Tuttavia c’è un altro aspetto che spesso viene sottovalutato: il rapporto tra l’opinione pubblica – chiamiamola così per comodità – e i personaggi pubblici indagati o rinviati a giudizio. È una questione di percezione, influenze, esperienze, pregiudizi. Se il politico o l’imprenditore è stato mio benefattore per qualche ragione, sarò portato a considerarlo innocente o, in estrema sintesi, una “brava persona”, anche se colpevole. Lo stesso si dica se con quella persona ho fatto esperienze positive di amicizia, di relazioni private o pubbliche. E così capita che un malfattore, mai finito indagato né sotto processo, o più raramente indagato e anche condannato, sia considerato un uomo onesto, una bella persona, un cittadino esemplare. E capita anche che una persona condannata sia davvero una brava persona, ma per via di una ingiusta sentenza diventa un malfattore. “Chi quello? Un mafioso”, eppure quello non è mai stato processato né condannato. “Chi quello? Ti assicuro, una brava persona”, eppure quello è stato processato e condannato per peculato o per concorso in associazione. La percezione pubblica delle sentenze, delle condanne o delle assoluzioni spesso è distante dalla realtà processuale ed è legata all’esperienza, ai vissuti, alle passioni di ciascuno. Se indagano o rinviano a giudizio l’attore di cui sono fan sfegatato, difficilmente prevarrà in me l’idea per cui lui possa essere colpevole. Magari nei film ha sempre recitato la parte dell’eroe o del giustiziere dei cattivi. Se indagano, processano e condannano per peculato il politico, o il dirigente pubblico, che mi ha raccomandato nel posto di lavoro, la mia stima nei suoi confronti non muta.
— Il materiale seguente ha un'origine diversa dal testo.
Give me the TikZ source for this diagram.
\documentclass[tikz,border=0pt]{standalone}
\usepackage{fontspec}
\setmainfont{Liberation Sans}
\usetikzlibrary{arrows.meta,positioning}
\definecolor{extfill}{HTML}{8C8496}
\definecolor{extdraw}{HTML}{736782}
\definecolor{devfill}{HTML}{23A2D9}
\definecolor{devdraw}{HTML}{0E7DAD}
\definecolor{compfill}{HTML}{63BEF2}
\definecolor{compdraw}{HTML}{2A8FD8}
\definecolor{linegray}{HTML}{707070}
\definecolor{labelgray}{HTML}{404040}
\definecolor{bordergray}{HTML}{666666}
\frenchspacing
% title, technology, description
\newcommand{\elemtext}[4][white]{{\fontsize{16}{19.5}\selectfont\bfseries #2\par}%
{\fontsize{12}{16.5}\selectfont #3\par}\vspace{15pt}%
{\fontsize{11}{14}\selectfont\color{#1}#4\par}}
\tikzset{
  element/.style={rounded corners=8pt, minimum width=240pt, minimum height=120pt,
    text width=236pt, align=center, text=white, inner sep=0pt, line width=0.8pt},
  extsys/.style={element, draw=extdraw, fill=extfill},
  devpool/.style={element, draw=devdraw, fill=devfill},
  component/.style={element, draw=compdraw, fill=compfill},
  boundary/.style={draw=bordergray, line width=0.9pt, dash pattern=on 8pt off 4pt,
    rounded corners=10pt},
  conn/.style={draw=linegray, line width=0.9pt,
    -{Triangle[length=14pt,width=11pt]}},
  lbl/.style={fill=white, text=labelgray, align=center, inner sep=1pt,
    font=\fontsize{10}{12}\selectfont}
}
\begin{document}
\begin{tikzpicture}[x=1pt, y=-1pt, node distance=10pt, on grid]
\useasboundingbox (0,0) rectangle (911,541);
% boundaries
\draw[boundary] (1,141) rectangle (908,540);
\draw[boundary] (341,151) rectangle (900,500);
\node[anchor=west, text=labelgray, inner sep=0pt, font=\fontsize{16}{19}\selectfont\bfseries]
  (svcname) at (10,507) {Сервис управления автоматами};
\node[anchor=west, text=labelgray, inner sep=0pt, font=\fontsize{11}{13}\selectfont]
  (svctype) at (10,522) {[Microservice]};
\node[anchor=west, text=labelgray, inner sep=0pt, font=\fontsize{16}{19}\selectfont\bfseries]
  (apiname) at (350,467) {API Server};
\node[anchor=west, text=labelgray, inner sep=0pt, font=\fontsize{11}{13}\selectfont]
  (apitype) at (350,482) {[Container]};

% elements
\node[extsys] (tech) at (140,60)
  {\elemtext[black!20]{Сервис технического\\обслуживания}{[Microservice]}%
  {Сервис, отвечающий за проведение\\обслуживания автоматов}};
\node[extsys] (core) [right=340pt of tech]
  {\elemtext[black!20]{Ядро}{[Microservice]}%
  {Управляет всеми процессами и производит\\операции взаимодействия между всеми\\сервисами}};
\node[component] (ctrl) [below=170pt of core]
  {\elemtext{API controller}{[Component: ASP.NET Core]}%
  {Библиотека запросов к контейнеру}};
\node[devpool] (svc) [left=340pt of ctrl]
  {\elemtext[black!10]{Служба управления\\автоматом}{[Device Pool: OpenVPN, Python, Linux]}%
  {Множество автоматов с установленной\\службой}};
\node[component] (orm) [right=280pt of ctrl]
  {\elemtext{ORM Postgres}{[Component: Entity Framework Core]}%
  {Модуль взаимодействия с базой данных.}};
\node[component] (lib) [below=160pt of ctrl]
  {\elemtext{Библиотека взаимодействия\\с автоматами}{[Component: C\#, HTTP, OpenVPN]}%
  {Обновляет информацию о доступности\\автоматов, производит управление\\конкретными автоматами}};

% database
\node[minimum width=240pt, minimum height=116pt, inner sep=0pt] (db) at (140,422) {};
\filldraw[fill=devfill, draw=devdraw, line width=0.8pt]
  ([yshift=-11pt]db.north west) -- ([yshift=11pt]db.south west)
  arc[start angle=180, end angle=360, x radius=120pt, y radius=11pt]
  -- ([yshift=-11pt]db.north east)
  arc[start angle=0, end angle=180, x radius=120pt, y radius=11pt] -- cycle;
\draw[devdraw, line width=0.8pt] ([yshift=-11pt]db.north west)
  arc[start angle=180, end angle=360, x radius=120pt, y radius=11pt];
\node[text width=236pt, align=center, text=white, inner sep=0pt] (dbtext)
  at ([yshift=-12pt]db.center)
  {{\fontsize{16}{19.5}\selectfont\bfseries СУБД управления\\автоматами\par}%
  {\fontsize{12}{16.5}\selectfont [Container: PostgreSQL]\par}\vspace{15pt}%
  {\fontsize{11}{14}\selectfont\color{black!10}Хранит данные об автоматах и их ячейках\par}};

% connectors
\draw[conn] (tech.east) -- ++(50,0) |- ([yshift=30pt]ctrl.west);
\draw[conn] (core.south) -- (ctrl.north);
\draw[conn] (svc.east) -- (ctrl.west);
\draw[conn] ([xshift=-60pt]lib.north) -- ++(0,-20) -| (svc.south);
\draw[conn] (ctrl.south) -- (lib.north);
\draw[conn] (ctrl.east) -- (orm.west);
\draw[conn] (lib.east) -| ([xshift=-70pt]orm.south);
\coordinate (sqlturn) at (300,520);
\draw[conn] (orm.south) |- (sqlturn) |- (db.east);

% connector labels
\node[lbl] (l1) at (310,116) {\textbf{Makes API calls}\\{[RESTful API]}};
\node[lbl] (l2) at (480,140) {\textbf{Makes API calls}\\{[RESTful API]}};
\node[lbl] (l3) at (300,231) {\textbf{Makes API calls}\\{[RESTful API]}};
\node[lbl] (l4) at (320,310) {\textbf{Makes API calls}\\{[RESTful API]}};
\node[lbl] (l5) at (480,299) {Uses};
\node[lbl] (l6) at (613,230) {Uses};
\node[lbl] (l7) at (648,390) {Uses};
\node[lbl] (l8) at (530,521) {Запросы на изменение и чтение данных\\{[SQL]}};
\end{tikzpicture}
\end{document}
E così il personaggio importante, seppure protagonista di fatti disprezzabili, seppure condannato da un tribunale fino al terzo grado, non è mai colpito da una qualche sanzione sociale, tipo l’allontanamento dalle abituali frequentazioni, anzi. Al contrario il piccolo spacciatore, il ladruncolo di quartiere è visto – giustamente – come un pericolo, uno che fa paura e perciò da tenere a distanza. Difficilmente siamo capaci di identificare un mafioso che indossa giacca cravatta gemelli e orologio costoso. Eppure quel signore ha appena corrotto un giudice. Facilmente consideriamo un ragazzo tatuato, un po’ sporco e con la tuta macchiata, come un potenziale pericolo. Eppure quel ragazzo ha appena finito il suo turno di lavoro in un cantiere edile.

Altra faccenda è subire una condanna, espiare la pena, e ritornare, quando possibile, a pieno titolo nella vita sociale. In questo caso però, spesso scatta il marchio dell’ex: per molta gente rimani un ex ladruncolo, un ex truffatore, un ex spacciatore, eccetera. Marchio che quasi mai viene attribuito al politico o imprenditore i quali non sono mai ex corruttore, ex corrotto, ex amico dei mafiosi.

Questi meccanismi – illustrati con eccessiva e qui necessaria semplificazione – si sviluppano per almeno quattro ragioni: la scarsa formazione delle coscienze, l’ignoranza, l’egoismo amorale e i pregiudizi. E dunque l’unico modo per evitare atteggiamenti estremi di giustizialismo o di garantismo è pensare, capire, approfondire, dubitare. Avere un profondo senso della giustizia, non basta il rispetto della legalità. L’unico modo per evitare di stigmatizzare le persone per bene o di fare le coccole ai malfattori è essere onesti con la propria coscienza. Dobbiamo tuttavia ammettere che la maggioranza delle persone da queste parti preferisce ciò che è comodo per le proprie convenienze. Preferisce adagiare la coscienza sulla sedia a dondolo della spensieratezza o magari darla in appalto a qualche opinionista, e tenersi per se l’ignoranza, il pregiudizio e l’egoismo.

Tuttavia c’è ancora un altro aspetto da considerare, il rapporto tra legalismo e giustizia sociale. Ma di questo parleremo in un altro articolo.